Le principe des sciences participatives est de profiter de la force du nombre pour récolter une grande quantité d'informations, dans une diversité de lieux et à de temporalités. ACRI-ST est adepte du concept et l’état d’esprit est d’ouvrir la recherche scientifique au plus grand nombre dans une volonté de démocratiser l'accès à la donnée spatiale. Son site participatif sur les méduses reçoit certains jours près de 200 observations, avec des pics qui dépassent 15 000 consultations par jour, sur une bande littorale de plusieurs centaines de kilomètres. Des observations sont par ailleurs enregistrées toute l'année, quasiment tous les jours et 7 000 utilisateurs se sont déjà connectés à la plateforme. Une application en ligne a même été lancée cet été.


L'objectif scientifique du projet MEDUSE est de mieux comprendre les conditions d'apparition des méduses et leurs déplacements en mettant à contribution le grand public et en croisant les observations qui remontent de tous avec des données de satellites d'observation de la Terre qui est le coeur d'activité d'ACRI-ST. Si le service reste concentré aujourd'hui sur le Sud-Est de la France, les gens peuvent faire remonter leurs observations de méduses à partir de n'importe quel coin de la planète.

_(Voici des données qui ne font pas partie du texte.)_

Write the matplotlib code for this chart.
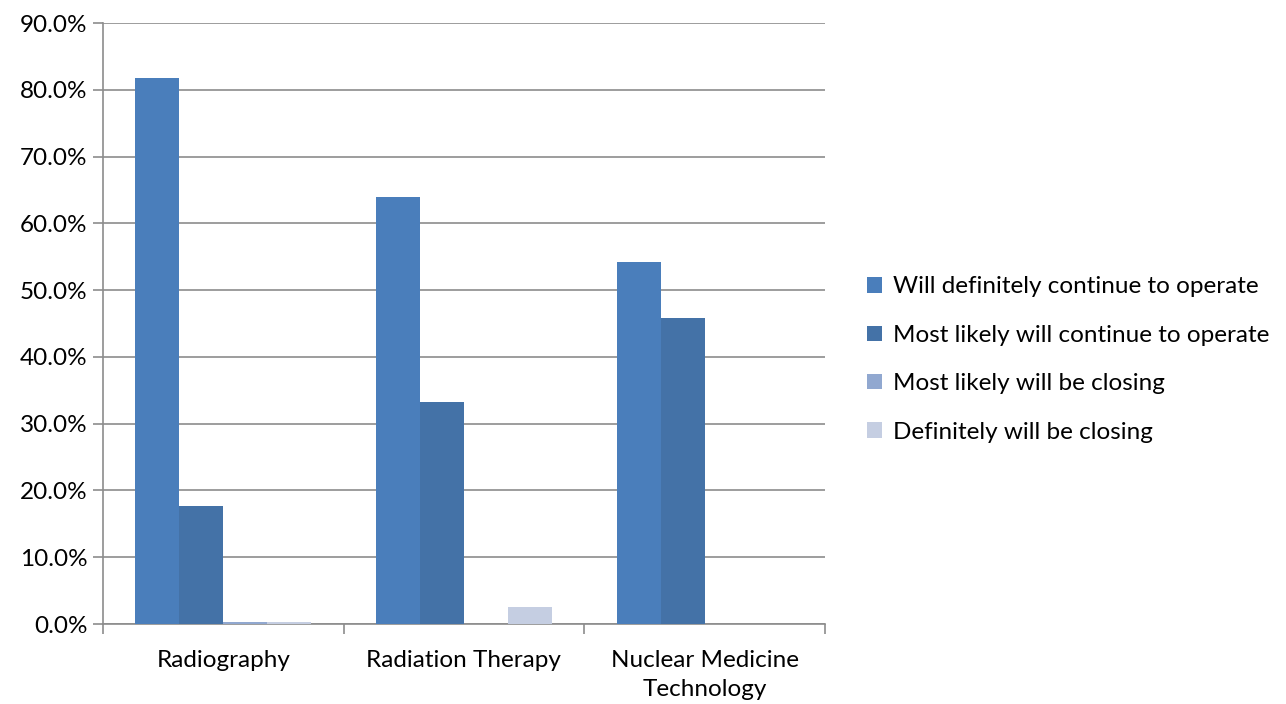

Pas de météo méduse possible pour autant. Même si des laboratoires travaillent aujourd'hui pour mieux comprendre d'où viennent les méduses et comment elles se déplacent, trop de micro-phénomènes sont en jeu pour avoir un modèle prédictif précis. Les méduses font partie du plancton. Elles ne sont pas capables de se déplacer où elle veulent et bougent avec la masse d'eau qui bouge elle-même au gré des vents et des courants. Les aléas locaux sont impossibles à prédire dans la bande des 300 mètres et ce sont eux in fine qui vont influencer les approches vers le rivage. Un rocher peut détourner le courant, un fond sableux peut modifier la propagation de la houle, un petit cours d'eau à sec peut se mettre à déverser après une pluie, modifiant les courants marins à l'échelle de la plage...


La force d'associer des données environnementales à une grande diversité d'observations in situ signalées par le grand public permet de coupler géolocalisation et horodatage à des données physiques et bio-géo-chimiques et d'affiner la compréhension des conditions d'apparition de ce macro-plancton si spécial. Une équipe de scientifique restera toujours limitée géographiquement et temporellement. La force du grand public est son nombre et sa capacité à agir n'importe où et n'importe quand en faisant remonter ses observations. En véritables pionniers de réseau social scientifique.